┌──

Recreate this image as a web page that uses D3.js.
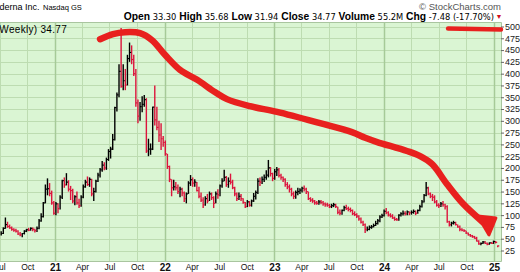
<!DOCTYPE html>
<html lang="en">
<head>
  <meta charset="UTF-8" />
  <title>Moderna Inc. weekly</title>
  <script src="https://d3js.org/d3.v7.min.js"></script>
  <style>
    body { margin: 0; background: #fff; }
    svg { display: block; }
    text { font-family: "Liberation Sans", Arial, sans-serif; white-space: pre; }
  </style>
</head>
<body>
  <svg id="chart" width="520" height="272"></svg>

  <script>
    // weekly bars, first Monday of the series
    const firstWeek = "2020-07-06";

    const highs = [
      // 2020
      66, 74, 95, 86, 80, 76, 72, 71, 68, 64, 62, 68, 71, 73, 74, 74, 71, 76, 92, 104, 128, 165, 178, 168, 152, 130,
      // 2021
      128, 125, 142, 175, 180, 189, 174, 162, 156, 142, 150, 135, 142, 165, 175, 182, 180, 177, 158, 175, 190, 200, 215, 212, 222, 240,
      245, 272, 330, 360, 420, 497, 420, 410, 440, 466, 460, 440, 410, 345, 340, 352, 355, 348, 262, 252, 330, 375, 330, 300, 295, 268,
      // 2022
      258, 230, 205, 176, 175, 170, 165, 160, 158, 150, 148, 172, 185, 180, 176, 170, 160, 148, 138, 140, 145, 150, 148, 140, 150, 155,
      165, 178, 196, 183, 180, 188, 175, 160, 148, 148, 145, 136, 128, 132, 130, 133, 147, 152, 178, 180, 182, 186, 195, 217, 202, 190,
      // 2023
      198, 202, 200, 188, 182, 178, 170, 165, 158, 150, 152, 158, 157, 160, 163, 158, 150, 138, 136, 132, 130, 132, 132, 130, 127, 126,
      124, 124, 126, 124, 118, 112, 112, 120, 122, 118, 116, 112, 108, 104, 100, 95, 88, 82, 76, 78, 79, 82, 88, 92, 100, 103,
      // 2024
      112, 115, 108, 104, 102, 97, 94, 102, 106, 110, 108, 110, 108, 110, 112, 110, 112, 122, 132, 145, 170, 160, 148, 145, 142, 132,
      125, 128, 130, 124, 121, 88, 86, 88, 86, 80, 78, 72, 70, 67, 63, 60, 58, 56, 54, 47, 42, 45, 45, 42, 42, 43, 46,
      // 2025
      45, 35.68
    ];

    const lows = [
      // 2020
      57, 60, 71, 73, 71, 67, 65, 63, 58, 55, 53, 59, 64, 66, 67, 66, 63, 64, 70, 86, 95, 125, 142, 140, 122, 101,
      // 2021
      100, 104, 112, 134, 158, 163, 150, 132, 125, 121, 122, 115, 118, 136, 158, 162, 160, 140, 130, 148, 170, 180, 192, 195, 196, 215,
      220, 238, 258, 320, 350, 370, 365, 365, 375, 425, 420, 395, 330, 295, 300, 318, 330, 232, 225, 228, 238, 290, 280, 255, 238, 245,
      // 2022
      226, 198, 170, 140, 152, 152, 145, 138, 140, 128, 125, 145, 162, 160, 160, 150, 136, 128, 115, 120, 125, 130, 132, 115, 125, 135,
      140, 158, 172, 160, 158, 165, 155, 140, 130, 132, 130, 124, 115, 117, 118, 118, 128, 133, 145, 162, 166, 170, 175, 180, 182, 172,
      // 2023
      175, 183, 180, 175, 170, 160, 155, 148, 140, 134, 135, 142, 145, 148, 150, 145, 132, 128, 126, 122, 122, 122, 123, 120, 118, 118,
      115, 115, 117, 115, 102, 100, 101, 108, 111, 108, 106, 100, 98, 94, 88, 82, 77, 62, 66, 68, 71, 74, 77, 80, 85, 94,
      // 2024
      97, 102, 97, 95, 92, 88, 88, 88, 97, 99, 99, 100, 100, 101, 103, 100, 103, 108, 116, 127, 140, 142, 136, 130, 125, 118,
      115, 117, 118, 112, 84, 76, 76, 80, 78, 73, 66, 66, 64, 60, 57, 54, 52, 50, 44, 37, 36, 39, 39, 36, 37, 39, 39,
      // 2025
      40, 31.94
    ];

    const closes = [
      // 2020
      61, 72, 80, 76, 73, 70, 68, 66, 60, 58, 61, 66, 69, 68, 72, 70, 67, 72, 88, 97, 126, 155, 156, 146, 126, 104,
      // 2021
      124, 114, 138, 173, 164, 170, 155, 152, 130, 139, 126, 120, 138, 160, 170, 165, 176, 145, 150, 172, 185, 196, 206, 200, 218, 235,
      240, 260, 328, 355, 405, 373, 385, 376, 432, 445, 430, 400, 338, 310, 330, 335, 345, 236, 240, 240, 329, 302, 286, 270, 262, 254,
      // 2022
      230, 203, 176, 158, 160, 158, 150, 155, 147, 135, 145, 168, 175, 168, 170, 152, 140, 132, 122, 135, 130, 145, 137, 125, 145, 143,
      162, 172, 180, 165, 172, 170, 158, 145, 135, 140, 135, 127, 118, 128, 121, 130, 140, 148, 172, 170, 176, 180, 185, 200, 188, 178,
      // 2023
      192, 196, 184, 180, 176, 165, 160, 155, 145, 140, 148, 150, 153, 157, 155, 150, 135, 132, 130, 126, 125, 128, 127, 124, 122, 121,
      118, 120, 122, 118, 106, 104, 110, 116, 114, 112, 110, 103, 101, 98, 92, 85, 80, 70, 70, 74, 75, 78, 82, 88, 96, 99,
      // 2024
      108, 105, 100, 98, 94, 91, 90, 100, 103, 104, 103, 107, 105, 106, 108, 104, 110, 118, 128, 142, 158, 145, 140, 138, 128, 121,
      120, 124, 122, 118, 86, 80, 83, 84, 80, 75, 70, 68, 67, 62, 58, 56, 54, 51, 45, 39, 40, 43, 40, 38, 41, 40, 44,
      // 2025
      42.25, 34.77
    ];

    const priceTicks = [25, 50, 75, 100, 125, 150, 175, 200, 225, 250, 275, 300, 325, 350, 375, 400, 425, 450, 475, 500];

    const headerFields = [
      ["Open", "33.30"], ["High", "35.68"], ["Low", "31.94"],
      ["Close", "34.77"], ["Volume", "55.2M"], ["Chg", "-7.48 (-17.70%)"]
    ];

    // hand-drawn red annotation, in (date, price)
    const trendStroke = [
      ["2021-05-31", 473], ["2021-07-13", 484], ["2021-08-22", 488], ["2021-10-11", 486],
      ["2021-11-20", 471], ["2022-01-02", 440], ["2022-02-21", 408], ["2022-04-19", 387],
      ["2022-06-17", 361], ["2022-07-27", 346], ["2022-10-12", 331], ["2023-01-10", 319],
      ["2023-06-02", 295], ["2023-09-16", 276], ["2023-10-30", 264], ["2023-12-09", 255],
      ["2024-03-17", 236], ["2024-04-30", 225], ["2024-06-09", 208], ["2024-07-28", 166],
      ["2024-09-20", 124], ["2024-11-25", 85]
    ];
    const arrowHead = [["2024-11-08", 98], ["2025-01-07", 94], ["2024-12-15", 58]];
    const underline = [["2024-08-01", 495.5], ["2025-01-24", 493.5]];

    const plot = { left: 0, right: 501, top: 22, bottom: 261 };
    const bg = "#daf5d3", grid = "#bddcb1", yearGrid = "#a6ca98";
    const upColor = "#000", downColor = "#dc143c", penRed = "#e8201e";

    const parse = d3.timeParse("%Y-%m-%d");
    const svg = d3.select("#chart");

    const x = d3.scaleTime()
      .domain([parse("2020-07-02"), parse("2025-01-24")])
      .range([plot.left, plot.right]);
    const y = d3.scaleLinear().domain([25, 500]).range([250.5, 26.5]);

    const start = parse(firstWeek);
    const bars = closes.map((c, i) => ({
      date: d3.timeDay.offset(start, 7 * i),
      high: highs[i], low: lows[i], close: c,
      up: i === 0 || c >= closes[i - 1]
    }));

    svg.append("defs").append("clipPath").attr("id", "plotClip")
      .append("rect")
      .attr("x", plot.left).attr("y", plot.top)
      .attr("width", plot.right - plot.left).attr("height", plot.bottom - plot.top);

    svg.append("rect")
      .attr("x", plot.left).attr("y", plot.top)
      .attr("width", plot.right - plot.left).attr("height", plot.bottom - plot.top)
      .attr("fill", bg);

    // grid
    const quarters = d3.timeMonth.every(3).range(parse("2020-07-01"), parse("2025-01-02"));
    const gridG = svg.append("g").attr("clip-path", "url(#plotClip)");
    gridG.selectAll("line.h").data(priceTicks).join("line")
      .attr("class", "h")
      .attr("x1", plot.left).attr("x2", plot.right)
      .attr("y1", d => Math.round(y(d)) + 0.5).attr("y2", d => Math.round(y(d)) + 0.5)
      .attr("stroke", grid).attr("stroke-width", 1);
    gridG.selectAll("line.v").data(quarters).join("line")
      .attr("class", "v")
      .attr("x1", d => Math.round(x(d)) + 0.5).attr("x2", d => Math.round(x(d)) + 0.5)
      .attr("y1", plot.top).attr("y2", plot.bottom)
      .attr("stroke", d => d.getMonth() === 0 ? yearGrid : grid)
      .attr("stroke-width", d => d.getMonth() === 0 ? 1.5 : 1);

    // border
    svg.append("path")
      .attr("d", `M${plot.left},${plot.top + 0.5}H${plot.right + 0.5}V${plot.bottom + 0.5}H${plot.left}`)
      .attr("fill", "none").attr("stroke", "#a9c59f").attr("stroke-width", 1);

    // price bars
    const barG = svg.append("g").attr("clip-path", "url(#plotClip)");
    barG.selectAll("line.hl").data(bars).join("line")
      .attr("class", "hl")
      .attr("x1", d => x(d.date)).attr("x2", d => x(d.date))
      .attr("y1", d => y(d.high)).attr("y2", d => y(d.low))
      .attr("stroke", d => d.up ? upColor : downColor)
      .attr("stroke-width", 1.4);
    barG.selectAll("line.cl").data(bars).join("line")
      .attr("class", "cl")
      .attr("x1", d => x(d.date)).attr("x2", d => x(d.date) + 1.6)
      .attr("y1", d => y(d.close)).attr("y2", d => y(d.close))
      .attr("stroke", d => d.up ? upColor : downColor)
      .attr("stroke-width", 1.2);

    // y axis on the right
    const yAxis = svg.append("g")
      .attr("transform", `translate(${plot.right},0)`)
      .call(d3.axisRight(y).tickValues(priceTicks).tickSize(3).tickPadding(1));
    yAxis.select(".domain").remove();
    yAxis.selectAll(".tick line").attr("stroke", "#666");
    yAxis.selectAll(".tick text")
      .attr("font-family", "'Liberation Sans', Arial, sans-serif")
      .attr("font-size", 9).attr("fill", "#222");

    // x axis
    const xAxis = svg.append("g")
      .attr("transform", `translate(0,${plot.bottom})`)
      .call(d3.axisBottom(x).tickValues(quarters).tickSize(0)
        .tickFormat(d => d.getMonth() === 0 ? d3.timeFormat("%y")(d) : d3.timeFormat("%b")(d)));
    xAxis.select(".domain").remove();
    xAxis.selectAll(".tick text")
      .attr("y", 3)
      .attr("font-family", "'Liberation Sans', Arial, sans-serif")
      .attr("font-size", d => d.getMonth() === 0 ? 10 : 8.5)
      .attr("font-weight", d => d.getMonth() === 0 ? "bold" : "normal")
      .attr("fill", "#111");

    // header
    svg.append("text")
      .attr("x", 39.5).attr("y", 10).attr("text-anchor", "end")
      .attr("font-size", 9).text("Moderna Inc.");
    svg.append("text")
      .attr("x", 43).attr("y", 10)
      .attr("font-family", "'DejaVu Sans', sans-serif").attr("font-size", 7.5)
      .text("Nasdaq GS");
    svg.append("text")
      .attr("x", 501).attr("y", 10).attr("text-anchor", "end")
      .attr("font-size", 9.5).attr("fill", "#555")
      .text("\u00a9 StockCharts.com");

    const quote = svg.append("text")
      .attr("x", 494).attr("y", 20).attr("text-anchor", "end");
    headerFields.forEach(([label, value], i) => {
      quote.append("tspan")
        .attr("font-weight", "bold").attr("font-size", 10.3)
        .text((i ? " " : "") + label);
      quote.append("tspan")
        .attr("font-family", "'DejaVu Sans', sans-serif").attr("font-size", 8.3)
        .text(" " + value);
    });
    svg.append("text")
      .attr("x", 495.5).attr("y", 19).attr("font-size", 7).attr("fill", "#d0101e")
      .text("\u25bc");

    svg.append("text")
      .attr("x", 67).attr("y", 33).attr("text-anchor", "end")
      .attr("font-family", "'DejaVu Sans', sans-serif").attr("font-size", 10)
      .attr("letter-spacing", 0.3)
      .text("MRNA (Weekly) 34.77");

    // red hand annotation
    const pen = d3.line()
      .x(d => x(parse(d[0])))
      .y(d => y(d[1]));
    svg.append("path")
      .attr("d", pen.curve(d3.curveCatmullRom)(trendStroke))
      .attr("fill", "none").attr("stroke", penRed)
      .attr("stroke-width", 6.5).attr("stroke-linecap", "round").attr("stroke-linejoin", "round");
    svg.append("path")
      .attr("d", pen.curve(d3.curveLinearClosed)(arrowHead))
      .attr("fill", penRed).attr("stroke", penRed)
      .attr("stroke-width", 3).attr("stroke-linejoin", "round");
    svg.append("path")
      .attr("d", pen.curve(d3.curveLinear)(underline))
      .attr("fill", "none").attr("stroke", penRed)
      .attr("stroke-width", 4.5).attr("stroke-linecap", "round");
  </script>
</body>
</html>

└──
┌──

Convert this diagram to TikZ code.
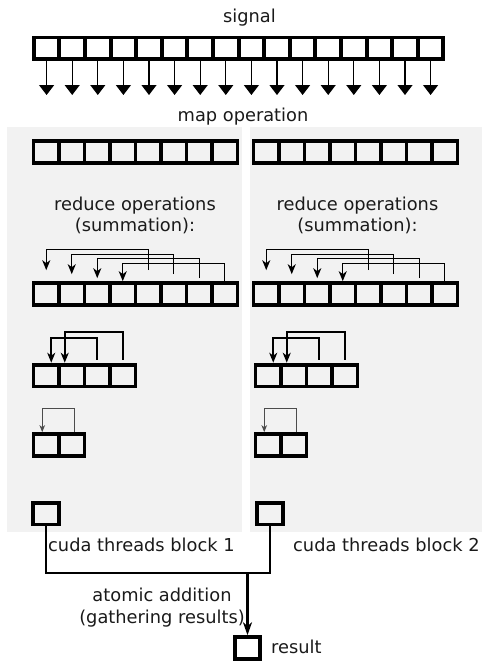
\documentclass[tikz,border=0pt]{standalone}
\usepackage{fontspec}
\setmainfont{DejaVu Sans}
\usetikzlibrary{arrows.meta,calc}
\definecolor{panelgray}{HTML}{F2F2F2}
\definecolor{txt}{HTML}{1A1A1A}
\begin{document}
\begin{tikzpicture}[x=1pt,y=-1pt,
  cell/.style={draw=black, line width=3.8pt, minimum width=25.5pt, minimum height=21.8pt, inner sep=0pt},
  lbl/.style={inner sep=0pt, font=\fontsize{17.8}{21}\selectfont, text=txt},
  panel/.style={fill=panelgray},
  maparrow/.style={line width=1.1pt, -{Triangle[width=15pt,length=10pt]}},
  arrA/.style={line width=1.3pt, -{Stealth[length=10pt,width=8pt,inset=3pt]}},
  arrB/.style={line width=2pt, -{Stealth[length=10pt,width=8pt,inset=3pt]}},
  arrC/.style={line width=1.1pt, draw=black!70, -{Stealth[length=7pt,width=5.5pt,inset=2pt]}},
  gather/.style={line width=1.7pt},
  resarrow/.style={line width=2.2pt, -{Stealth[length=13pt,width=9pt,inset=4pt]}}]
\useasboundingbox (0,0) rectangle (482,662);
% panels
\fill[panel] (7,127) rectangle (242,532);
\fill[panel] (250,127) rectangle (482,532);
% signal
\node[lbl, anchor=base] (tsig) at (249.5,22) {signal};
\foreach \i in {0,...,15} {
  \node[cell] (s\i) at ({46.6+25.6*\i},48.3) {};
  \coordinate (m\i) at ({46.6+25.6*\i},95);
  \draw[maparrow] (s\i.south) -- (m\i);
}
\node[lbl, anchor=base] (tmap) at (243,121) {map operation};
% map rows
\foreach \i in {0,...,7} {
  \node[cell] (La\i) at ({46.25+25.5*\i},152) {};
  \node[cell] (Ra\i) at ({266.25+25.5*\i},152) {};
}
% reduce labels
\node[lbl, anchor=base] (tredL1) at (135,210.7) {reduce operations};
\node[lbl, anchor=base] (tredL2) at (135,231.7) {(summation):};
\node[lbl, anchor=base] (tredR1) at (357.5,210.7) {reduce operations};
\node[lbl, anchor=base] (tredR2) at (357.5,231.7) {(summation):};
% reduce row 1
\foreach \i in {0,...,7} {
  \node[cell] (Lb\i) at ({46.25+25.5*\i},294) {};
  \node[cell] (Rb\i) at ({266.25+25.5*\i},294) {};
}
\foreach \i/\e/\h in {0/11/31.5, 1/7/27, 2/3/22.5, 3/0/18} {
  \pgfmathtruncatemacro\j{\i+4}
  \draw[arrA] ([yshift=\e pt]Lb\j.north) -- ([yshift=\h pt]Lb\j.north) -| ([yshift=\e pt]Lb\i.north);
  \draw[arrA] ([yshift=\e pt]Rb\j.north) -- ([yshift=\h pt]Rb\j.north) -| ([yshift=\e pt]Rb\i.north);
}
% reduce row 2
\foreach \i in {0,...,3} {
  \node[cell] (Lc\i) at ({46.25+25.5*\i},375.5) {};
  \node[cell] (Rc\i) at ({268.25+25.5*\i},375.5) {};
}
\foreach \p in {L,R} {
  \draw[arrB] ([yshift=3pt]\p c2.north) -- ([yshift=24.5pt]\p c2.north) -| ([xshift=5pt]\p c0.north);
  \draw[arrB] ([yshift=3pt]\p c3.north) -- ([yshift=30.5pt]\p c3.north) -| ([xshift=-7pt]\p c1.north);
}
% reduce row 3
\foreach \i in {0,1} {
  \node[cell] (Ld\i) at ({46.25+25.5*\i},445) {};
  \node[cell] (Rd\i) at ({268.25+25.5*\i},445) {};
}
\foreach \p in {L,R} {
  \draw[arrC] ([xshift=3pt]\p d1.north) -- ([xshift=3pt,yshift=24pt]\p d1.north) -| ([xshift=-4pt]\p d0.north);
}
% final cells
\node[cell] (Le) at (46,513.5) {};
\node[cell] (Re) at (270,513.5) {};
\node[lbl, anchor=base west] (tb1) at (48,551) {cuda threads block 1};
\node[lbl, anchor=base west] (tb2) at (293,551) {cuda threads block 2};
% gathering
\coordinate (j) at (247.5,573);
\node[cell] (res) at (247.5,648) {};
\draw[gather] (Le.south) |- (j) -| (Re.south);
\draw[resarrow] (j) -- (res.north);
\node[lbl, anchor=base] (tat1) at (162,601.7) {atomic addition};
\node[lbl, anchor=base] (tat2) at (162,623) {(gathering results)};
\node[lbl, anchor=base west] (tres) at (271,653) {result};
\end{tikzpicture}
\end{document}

└──
┌──

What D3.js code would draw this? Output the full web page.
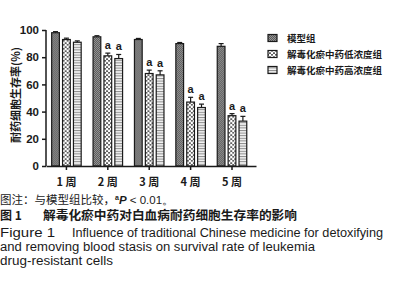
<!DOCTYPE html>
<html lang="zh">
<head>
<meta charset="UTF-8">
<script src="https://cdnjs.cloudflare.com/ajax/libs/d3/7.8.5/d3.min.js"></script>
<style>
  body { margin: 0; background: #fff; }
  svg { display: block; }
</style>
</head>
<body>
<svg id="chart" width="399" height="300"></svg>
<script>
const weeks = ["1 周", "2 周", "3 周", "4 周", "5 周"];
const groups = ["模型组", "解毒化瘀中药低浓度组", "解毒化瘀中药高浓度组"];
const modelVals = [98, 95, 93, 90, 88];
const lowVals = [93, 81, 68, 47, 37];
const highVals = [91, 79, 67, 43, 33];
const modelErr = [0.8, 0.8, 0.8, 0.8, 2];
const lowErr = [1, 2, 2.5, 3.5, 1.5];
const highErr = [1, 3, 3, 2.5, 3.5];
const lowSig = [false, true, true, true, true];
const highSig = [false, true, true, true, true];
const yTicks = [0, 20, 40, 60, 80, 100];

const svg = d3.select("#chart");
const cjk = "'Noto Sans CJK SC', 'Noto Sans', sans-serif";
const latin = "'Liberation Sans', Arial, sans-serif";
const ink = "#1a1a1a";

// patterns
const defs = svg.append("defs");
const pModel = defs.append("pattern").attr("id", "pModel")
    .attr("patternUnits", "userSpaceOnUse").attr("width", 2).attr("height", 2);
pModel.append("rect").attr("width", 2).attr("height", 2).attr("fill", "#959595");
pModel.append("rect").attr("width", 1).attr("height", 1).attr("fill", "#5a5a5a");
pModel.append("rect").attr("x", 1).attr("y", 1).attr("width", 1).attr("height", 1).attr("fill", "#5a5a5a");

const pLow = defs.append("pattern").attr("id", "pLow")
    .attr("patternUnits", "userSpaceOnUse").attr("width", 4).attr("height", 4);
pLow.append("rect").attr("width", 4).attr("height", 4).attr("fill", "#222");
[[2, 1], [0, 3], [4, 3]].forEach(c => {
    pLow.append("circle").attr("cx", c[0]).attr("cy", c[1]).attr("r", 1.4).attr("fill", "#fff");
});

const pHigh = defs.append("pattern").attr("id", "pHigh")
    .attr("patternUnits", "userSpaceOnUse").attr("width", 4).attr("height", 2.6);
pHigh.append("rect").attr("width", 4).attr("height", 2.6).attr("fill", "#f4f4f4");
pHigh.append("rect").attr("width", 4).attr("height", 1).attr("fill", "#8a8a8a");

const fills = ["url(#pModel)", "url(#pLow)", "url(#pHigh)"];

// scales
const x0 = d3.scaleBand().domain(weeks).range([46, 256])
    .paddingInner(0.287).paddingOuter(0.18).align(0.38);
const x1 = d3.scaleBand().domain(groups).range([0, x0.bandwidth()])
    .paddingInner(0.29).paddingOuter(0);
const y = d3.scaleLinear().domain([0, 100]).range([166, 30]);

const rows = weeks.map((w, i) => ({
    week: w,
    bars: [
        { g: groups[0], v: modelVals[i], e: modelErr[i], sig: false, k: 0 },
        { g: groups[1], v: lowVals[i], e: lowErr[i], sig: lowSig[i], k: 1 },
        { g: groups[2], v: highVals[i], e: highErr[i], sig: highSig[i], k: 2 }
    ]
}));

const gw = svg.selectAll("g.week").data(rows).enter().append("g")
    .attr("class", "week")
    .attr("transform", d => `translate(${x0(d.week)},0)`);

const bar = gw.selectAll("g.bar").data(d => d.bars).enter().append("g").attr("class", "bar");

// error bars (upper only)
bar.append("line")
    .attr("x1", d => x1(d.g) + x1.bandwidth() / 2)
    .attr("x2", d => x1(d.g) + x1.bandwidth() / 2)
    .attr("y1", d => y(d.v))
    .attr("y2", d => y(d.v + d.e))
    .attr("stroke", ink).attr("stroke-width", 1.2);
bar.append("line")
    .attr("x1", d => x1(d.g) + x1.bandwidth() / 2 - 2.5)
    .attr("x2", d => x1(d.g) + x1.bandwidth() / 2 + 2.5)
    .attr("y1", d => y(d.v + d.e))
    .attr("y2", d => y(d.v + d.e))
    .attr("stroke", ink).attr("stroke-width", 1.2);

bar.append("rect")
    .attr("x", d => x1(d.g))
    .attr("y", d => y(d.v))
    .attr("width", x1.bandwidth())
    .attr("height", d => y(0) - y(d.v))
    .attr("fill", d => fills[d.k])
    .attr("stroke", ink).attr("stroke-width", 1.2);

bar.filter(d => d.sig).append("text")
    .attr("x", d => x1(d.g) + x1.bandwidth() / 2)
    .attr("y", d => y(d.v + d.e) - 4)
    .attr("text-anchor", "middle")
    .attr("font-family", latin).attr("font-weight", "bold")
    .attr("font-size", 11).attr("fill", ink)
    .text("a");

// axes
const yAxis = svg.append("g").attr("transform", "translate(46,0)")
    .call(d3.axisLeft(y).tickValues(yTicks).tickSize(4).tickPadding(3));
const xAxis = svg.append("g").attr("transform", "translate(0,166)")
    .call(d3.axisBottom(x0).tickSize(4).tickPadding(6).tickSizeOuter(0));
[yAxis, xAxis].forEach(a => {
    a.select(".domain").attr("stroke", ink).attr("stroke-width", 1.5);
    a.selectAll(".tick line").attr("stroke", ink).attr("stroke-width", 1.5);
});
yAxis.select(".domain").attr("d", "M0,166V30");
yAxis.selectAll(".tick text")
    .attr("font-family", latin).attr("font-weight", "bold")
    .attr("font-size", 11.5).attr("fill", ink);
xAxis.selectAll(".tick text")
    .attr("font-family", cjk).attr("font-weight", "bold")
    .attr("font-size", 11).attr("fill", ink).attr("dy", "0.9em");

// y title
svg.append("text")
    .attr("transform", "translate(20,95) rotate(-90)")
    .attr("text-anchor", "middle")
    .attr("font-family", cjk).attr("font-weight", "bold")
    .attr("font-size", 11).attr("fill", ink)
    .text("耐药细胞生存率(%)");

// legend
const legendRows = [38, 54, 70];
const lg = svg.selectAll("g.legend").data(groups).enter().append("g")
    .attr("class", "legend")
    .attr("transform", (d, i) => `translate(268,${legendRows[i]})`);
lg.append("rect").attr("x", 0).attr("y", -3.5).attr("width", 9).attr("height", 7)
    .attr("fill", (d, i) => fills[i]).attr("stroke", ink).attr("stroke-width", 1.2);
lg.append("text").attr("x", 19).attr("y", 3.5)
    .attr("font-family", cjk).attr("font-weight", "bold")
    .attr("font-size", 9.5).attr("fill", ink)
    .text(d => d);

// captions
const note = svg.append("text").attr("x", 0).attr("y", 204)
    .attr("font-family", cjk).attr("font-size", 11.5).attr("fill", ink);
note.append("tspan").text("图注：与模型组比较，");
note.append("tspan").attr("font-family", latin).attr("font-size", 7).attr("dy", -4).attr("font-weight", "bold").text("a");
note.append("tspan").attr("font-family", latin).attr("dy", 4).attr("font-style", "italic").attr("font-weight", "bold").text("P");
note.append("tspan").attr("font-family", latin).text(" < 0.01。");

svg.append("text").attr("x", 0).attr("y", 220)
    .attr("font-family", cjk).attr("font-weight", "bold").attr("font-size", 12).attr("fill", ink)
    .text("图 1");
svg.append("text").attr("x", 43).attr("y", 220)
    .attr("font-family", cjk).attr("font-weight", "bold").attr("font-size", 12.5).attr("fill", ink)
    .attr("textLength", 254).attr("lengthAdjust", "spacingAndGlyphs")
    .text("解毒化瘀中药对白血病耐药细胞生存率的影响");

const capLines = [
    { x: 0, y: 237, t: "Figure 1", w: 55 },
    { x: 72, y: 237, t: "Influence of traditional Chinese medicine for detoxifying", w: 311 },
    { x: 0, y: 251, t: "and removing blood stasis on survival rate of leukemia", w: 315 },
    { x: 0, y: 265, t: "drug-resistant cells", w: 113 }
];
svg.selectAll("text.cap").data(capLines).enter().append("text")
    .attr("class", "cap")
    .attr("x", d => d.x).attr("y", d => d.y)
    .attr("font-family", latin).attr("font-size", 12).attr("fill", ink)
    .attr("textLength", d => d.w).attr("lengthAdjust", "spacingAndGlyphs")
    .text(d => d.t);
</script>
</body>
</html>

└──

* _Given request_
A line counts if it holds the word "code". How many lines of the entries count? Give the number only.

* _Task output_
2